"Minimal pressure on Tehran": Röttgen attacks Baerbock's Iran policy

Thousands of Iranians have been protesting against their regime since mid-September.

"Minimal pressure on Tehran": Röttgen attacks Baerbock's Iran policy

Thousands of Iranians have been protesting against their regime since mid-September. There is a sharp debate in the Bundestag as to whether Germany is doing enough to support the resistance. Foreign Minister Baerbock defends herself against accusations that she is acting too slowly and hesitantly.

The federal government and the opposition have engaged in a heated argument in the Bundestag about the right course in Iran policy. "Germany is doing too little," criticized CDU MP Norbert Röttgen. The Iranian protest movement is being abandoned by a "policy of minimal pressure on the regime". Foreign Minister Annalena Baerbock rejected the criticism: "We are not letting up," assured the Green politician. "Every day we will try to get more sanctions packages on the way."

However, the Iran policy is also controversial within the traffic light coalition. "Germany must act more decisively when it comes to protecting human rights," FDP MP Renata Alt emphasized to Baerbock. "The decisions to impose sanctions are taking too long and are too hesitant." The reason for the debate was a joint motion by the traffic light groups. In it, the SPD, Greens and FDP advocate supporting the protest in Iran with additional sanctions against Tehran and better protection for opposition members who have fled.

Security forces in Iran again used violence against street protests on Wednesday. In the southeast, scores of people demonstrated 40 days after the bloody crackdown on protests in the city of Sahedan, eyewitnesses said. On September 30, dozens of demonstrators were killed in the capital of Sistan-Balochistan province. After the traditional mourning period, protesters repeatedly flocked to the streets to express their anger and sadness.

Many shops in Sahedan were reportedly closed due to fears of unrest. According to eyewitnesses, the police and security forces responded to rallies around the city cemetery with shots and tear gas. "It's everyday life now," one man described the situation. The city has been in a state of emergency since September 30, dubbed Bloody Friday. Residents spoke of civil war-like conditions.

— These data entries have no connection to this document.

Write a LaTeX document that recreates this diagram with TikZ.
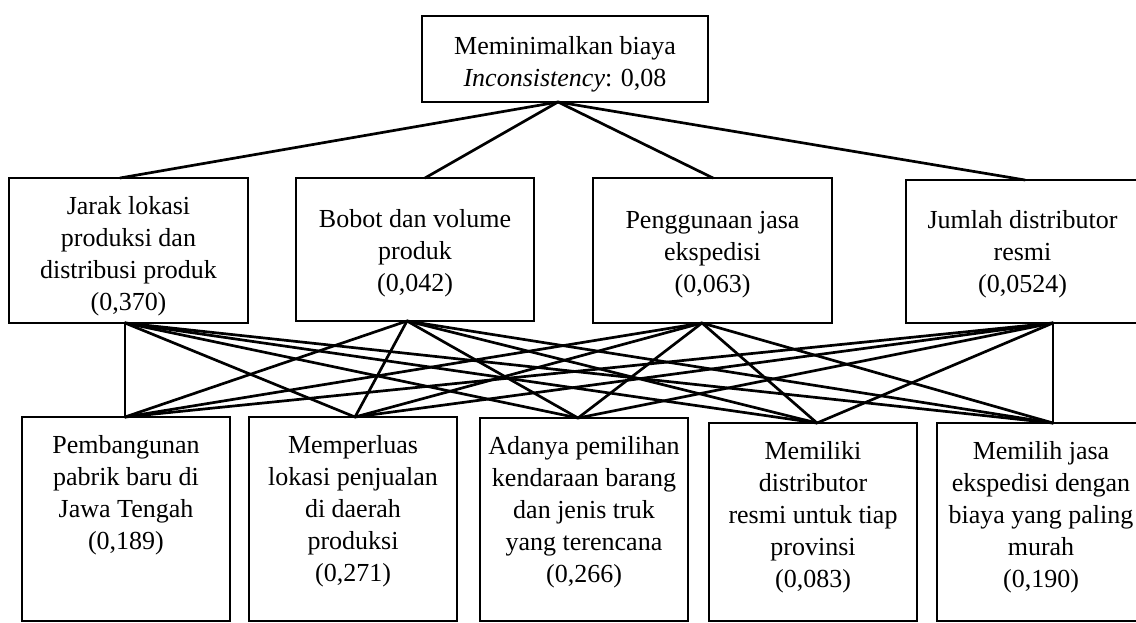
\documentclass[tikz,border=0pt]{standalone}
\usepackage{fontspec}
\setmainfont{Liberation Serif}
\begin{document}
\begin{tikzpicture}[x=1pt,y=-1pt,
  box/.style={draw,line width=2.8pt,rectangle,inner sep=0pt,outer sep=0pt,anchor=north west},
  boxtext/.style={inner sep=0pt,align=center,font=\fontsize{26}{32}\selectfont},
  alttext/.style={anchor=north,inner sep=0pt,align=center,font=\fontsize{26}{32}\selectfont},
  link/.style={line width=2.7pt,line cap=round}]
\useasboundingbox (0,0) rectangle (1136,623);
\clip (0,0) rectangle (1136,623);
% goal
\node[box,minimum width=286pt,minimum height=86pt] (goal) at (422,16) {};
\node[boxtext] (tg) at ([yshift=-5pt]goal.center) {Meminimalkan biaya\\\textit{Inconsistency}: 0,08};
% criteria
\node[box,minimum width=239pt,minimum height=145pt] (c1) at (9,178) {};
\node[box,minimum width=238pt,minimum height=143pt] (c2) at (296,178) {};
\node[box,minimum width=239pt,minimum height=145pt] (c3) at (593,178) {};
\node[box,minimum width=239pt,minimum height=143pt] (c4) at (906,180) {};
\node[boxtext] (tc1) at ([yshift=-6pt]c1.center) {Jarak lokasi\\produksi dan\\distribusi produk\\(0,370)};
\node[boxtext] (tc2) at ([yshift=-4pt]c2.center) {Bobot dan volume\\produk\\(0,042)};
\node[boxtext] (tc3) at ([yshift=-4pt]c3.center) {Penggunaan jasa\\ekspedisi\\(0,063)};
\node[boxtext] (tc4) at ([xshift=-3pt,yshift=-3pt]c4.center) {Jumlah distributor\\resmi\\(0,0524)};
% alternatives
\node[box,minimum width=208pt,minimum height=204pt] (a1) at (22,417) {};
\node[box,minimum width=208pt,minimum height=204pt] (a2) at (249,417) {};
\node[box,minimum width=208pt,minimum height=203pt] (a3) at (480,418) {};
\node[box,minimum width=208pt,minimum height=198pt] (a4) at (709,423) {};
\node[box,minimum width=208pt,minimum height=198pt] (a5) at (937,423) {};
\node[alttext] (t1) at ([yshift=-18pt]a1.north) {Pembangunan\\pabrik baru di\\Jawa Tengah\\(0,189)};
\node[alttext] (t2) at ([yshift=-18pt]a2.north) {Memperluas\\lokasi penjualan\\di daerah\\produksi\\(0,271)};
\node[alttext] (t3) at ([yshift=-18pt]a3.north) {Adanya pemilihan\\kendaraan barang\\dan jenis truk\\yang terencana\\(0,266)};
\node[alttext] (t4) at ([yshift=-18pt]a4.north) {Memiliki\\distributor\\resmi untuk tiap\\provinsi\\(0,083)};
\node[alttext] (t5) at ([yshift=-18pt]a5.north) {Memilih jasa\\ekspedisi dengan\\biaya yang paling\\murah\\(0,190)};
% connection points
\coordinate (g) at ([xshift=136pt]goal.south west);
\coordinate (c1t) at ([xshift=111pt]c1.north west);
\coordinate (c2t) at ([xshift=129pt]c2.north west);
\coordinate (c3t) at ([xshift=120pt]c3.north west);
\coordinate (c4t) at ([xshift=119pt]c4.north west);
\coordinate (c1b) at ([xshift=116pt]c1.south west);
\coordinate (c2b) at ([xshift=111pt]c2.south west);
\coordinate (c3b) at ([xshift=109pt]c3.south west);
\coordinate (c4b) at ([xshift=147pt]c4.south west);
\coordinate (a1t) at ([xshift=103pt]a1.north west);
\coordinate (a2t) at ([xshift=106pt]a2.north west);
\coordinate (a3t) at ([xshift=98pt]a3.north west);
\coordinate (a4t) at ([xshift=108pt]a4.north west);
\coordinate (a5t) at ([xshift=116pt]a5.north west);
% links
\foreach \c in {c1t,c2t,c3t,c4t} \draw[link] (g) -- (\c);
\foreach \c in {c1b,c2b,c3b,c4b}
  \foreach \a in {a1t,a2t,a3t,a4t,a5t}
    \draw[link] (\c) -- (\a);
\end{tikzpicture}
\end{document}
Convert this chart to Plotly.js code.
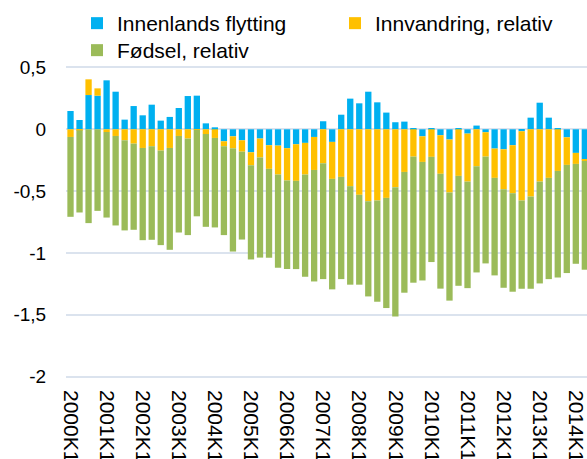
<!DOCTYPE html>
<html>
<head>
<meta charset="utf-8">
<script src="https://cdn.plot.ly/plotly-3.0.1.min.js"></script>
<style>
html, body { margin: 0; padding: 0; overflow: hidden; background: #fff; }
#chart { width: 587px; height: 459px; }
</style>
</head>
<body>
<div id="chart"></div>
<script>
var categories = [
  "2000K1","2000K2","2000K3","2000K4","2001K1","2001K2","2001K3","2001K4",
  "2002K1","2002K2","2002K3","2002K4","2003K1","2003K2","2003K3","2003K4",
  "2004K1","2004K2","2004K3","2004K4","2005K1","2005K2","2005K3","2005K4",
  "2006K1","2006K2","2006K3","2006K4","2007K1","2007K2","2007K3","2007K4",
  "2008K1","2008K2","2008K3","2008K4","2009K1","2009K2","2009K3","2009K4",
  "2010K1","2010K2","2010K3","2010K4","2011K1","2011K2","2011K3","2011K4",
  "2012K1","2012K2","2012K3","2012K4","2013K1","2013K2","2013K3","2013K4",
  "2014K1","2014K2"
];

var innenlands = [
  0.148, 0.075, 0.277, 0.272, 0.396, 0.304, 0.078, 0.188,
  0.113, 0.199, 0.070, 0.100, 0.172, 0.269, 0.272, 0.048,
  0.016, -0.097, -0.057, -0.089, -0.186, -0.075, -0.129, -0.132,
  -0.153, -0.121, -0.110, -0.062, 0.065, -0.102, 0.118, 0.248,
  0.210, 0.304, 0.218, 0.135, 0.057, 0.062, 0.003, -0.057,
  0.008, -0.048, -0.083, 0.003, -0.035, 0.030, -0.024, -0.156,
  -0.162, -0.129, -0.016, 0.094, 0.215, 0.094, 0.008, -0.065,
  -0.191, -0.245
];

var innvandring = [
  -0.062, -0.008, 0.127, 0.059, -0.022, -0.054, -0.089, -0.116,
  -0.151, -0.137, -0.172, -0.151, -0.054, -0.075, -0.004, -0.038,
  -0.070, -0.040, -0.097, -0.092, -0.105, -0.153, -0.191, -0.234,
  -0.261, -0.296, -0.256, -0.267, -0.275, -0.299, -0.385, -0.460,
  -0.530, -0.582, -0.576, -0.555, -0.468, -0.345, -0.221, -0.207,
  -0.223, -0.312, -0.428, -0.377, -0.388, -0.299, -0.197, -0.237,
  -0.323, -0.388, -0.560, -0.544, -0.423, -0.393, -0.337, -0.223,
  -0.089, -0.011
];

var fodsel = [
  -0.646, -0.665, -0.759, -0.660, -0.692, -0.724, -0.729, -0.697,
  -0.746, -0.757, -0.765, -0.824, -0.781, -0.781, -0.700, -0.751,
  -0.724, -0.719, -0.835, -0.711, -0.762, -0.810, -0.719, -0.754,
  -0.716, -0.714, -0.827, -0.902, -0.937, -0.894, -0.827, -0.797,
  -0.727, -0.770, -0.819, -0.891, -1.047, -0.977, -1.020, -0.959,
  -0.851, -0.929, -0.875, -0.889, -0.862, -0.859, -0.864, -0.789,
  -0.797, -0.797, -0.714, -0.746, -0.824, -0.819, -0.862, -0.875,
  -0.808, -0.880
];

var seriesNames = ["Innenlands flytting", "Innvandring, relativ", "Fødsel, relativ"];
var xTickVals = ["2000K1","2001K1","2002K1","2003K1","2004K1","2005K1","2006K1","2007K1",
                 "2008K1","2009K1","2010K1","2011K1","2012K1","2013K1","2014K1"];
var yTickVals = [0.5, 0, -0.5, -1, -1.5, -2];
var yTickText = ["0,5", "0", "-0,5", "-1", "-1,5", "-2"];

var FONT = "Liberation Sans, Arial, sans-serif";

var traces = [
  { type: "bar", x: categories, y: innenlands, name: seriesNames[0],
    marker: { color: "#00b0f0", line: { width: 0 } }, legend: "legend" },
  { type: "bar", x: categories, y: innvandring, name: seriesNames[1],
    marker: { color: "#ffc000", line: { width: 0 } }, legend: "legend2" },
  { type: "bar", x: categories, y: fodsel, name: seriesNames[2],
    marker: { color: "#9bbb59", line: { width: 0 } }, legend: "legend3" }
];

var legendFont = { family: FONT, size: 21, color: "#000000" };
function legendAt(x, y) {
  return {
    orientation: "h", x: x, y: y, xref: "paper", yref: "paper",
    xanchor: "left", yanchor: "top",
    bgcolor: "rgba(0,0,0,0)", borderwidth: 0, itemwidth: 30,
    font: legendFont
  };
}

var plotW = 587 - 66 - 0, plotH = 459 - 65 - 80;
function px2paperX(px) { return (px - 66) / plotW; }
function px2paperY(py) { return 1 + (65 - py) / plotH; }

var layout = {
  width: 587, height: 459,
  margin: { l: 66, r: 0, t: 65, b: 80, autoexpand: false },
  paper_bgcolor: "#ffffff", plot_bgcolor: "#ffffff",
  barmode: "relative", bargap: 0.3,
  font: { family: FONT, size: 19, color: "#000000" },
  xaxis: {
    type: "category",
    range: [-0.5, 57.24],
    tickmode: "array", tickvals: xTickVals, ticktext: xTickVals,
    tickangle: 90, showgrid: false, zeroline: false, showline: false,
    ticks: "", automargin: false,
    ticklabelstandoff: 10,
    tickfont: { family: FONT, size: 21, color: "#000000" }
  },
  yaxis: {
    range: [-2.02, 0.52],
    tickmode: "array", tickvals: yTickVals, ticktext: yTickText,
    showgrid: true, gridcolor: "#dbe3ee", gridwidth: 2,
    zeroline: false, showline: false,
    ticks: "outside", ticklen: 15, tickcolor: "rgba(0,0,0,0)",
    automargin: false,
    tickfont: { family: FONT, size: 19, color: "#000000" }
  },
  showlegend: true,
  legend: legendAt(px2paperX(77), px2paperY(3)),
  legend2: legendAt(px2paperX(335), px2paperY(3)),
  legend3: legendAt(px2paperX(77), px2paperY(30))
};

Plotly.newPlot("chart", traces, layout, { displayModeBar: false, responsive: false });
</script>
</body>
</html>
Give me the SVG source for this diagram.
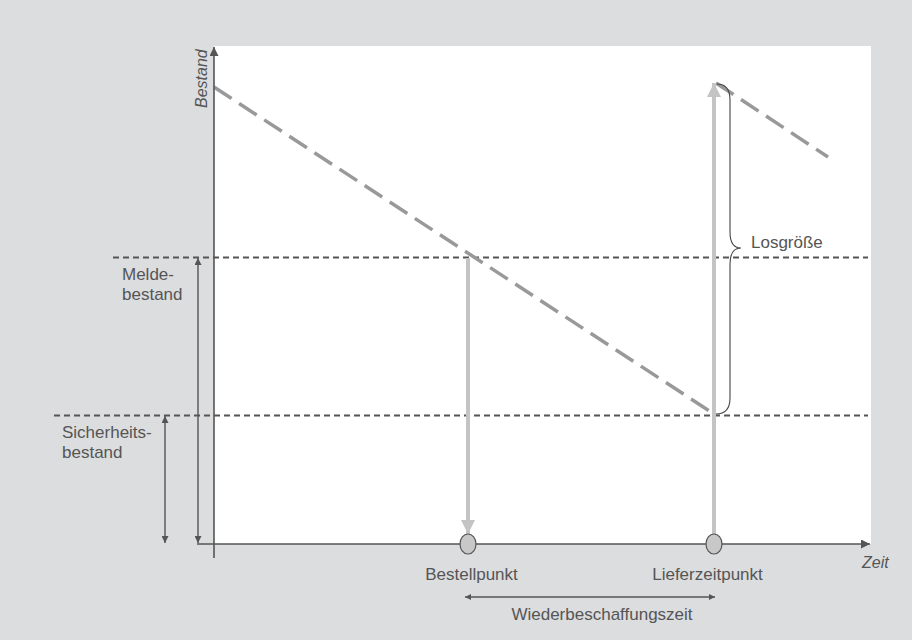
<svg xmlns="http://www.w3.org/2000/svg" width="912" height="640" viewBox="0 0 912 640">
<defs>
<style>
.lbl{font-family:"Liberation Sans","Open Sans",sans-serif;font-size:17px;fill:#555}
.it{font-style:italic;font-size:16px}
.ref{stroke:#555;stroke-width:1.8;stroke-dasharray:6 4;fill:none}
.stock{stroke:#999;stroke-width:3.5;stroke-dasharray:21 9;fill:none}
.ax{stroke:#555;stroke-width:1.6;fill:none}
.dim{stroke:#555;stroke-width:1.4;fill:none}
.flow{stroke:#c4c4c4;stroke-width:4;fill:none}
.pt{fill:#c8c8c8;stroke:#555;stroke-width:1.2}
</style>
<marker id="ah" viewBox="0 0 10 10" refX="10" refY="5" markerWidth="13" markerHeight="7" markerUnits="userSpaceOnUse" orient="auto-start-reverse">
<path d="M0,0 L10,5 L0,10 z" fill="#555"/>
</marker>
<marker id="ahs" viewBox="0 0 10 10" refX="10" refY="5" markerWidth="10" markerHeight="6" markerUnits="userSpaceOnUse" orient="auto-start-reverse">
<path d="M0,0 L10,5 L0,10 z" fill="#555"/>
</marker>
<marker id="ahax" viewBox="0 0 10 10" refX="10" refY="5" markerWidth="16" markerHeight="9" markerUnits="userSpaceOnUse" orient="auto">
<path d="M0,0 L10,5 L0,10 z" fill="#555"/>
</marker>
<marker id="ahg" viewBox="0 0 10 10" refX="10" refY="5" markerWidth="25" markerHeight="14" markerUnits="userSpaceOnUse" orient="auto">
<path d="M0,0 L10,5 L0,10 z" fill="#c4c4c4"/>
</marker>
</defs>
<rect x="0" y="0" width="912" height="640" fill="#dcdddf"/>
<rect x="214" y="46" width="657" height="498" fill="#fff"/>

<g id="connectors">
<line class="ref" x1="113" y1="257.5" x2="868" y2="257.5"/>
<line class="ref" x1="54" y1="415.5" x2="868" y2="415.5"/>
<line class="stock" x1="214" y1="87" x2="714" y2="414"/>
<line class="stock" x1="716" y1="83" x2="828" y2="157"/>
<line class="flow" x1="468" y1="258" x2="468" y2="534" marker-end="url(#ahg)"/>
<line class="flow" x1="714" y1="545" x2="714" y2="83" marker-end="url(#ahg)"/>
<line class="ax" x1="214" y1="558" x2="214" y2="47" marker-end="url(#ahax)"/>
<line class="ax" x1="197" y1="544" x2="870" y2="544" marker-end="url(#ahax)"/>
<line class="dim" x1="198" y1="258" x2="198" y2="543" marker-start="url(#ah)" marker-end="url(#ah)"/>
<line class="dim" x1="165" y1="416" x2="165" y2="543" marker-start="url(#ah)" marker-end="url(#ah)"/>
<line class="dim" x1="465" y1="597" x2="715" y2="597" marker-start="url(#ahs)" marker-end="url(#ahs)"/>
<path d="M717,84 Q730,84 730,100 L730,232 Q730,248 741,248 Q730,248 730,264 L730,398 Q730,414 716,414" stroke="#444" stroke-width="1.1" fill="none"/>
</g>

<g id="bestellpunkt"><ellipse class="pt" cx="468" cy="544" rx="8" ry="10"/><text class="lbl" x="471.5" y="580" text-anchor="middle">Bestellpunkt</text></g>
<g id="lieferzeitpunkt"><ellipse class="pt" cx="714" cy="544" rx="8" ry="10"/><text class="lbl" x="707.5" y="580" text-anchor="middle">Lieferzeitpunkt</text></g>
<g id="wbz"><text class="lbl" x="602" y="620" text-anchor="middle">Wiederbeschaffungszeit</text></g>
<g id="losgroesse"><text class="lbl" x="751" y="248">Losgröße</text></g>
<g id="meldebestand"><text class="lbl" x="122" y="280">Melde-<tspan x="122" dy="20">bestand</tspan></text></g>
<g id="sicherheitsbestand"><text class="lbl" x="62" y="438">Sicherheits-<tspan x="62" dy="20">bestand</tspan></text></g>
<g id="achsen"><text class="lbl it" transform="translate(207,108) rotate(-90)">Bestand</text><text class="lbl it" x="862" y="568">Zeit</text></g>
</svg>
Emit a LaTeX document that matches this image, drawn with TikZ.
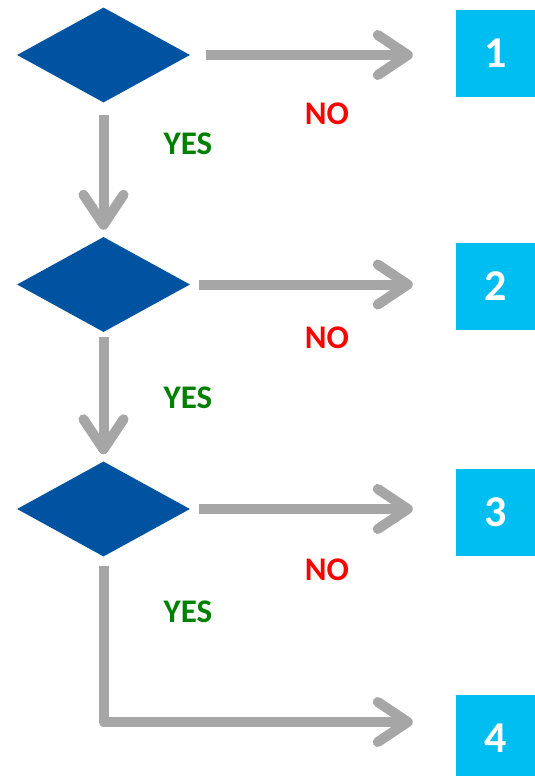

An influential Sunni cleric in the province, Maulawi Abdulhamid, recently criticized the course taken by the political leadership in the Shia-majority country. Other local clergy are said to have joined his course. The preacher recently called for a referendum on the demonstrators' demands. Iran's leadership in Tehran views this with concern. The protests in Iran were triggered by the death of the 22-year-old Iranian Kurd Mahsa Amini in mid-September. The vice squad arrested her for allegedly violating Islamic dress codes. The woman died in police custody on September 16. Since her death, tens of thousands have been demonstrating across the country against the government's repressive course and the Islamic system of rule.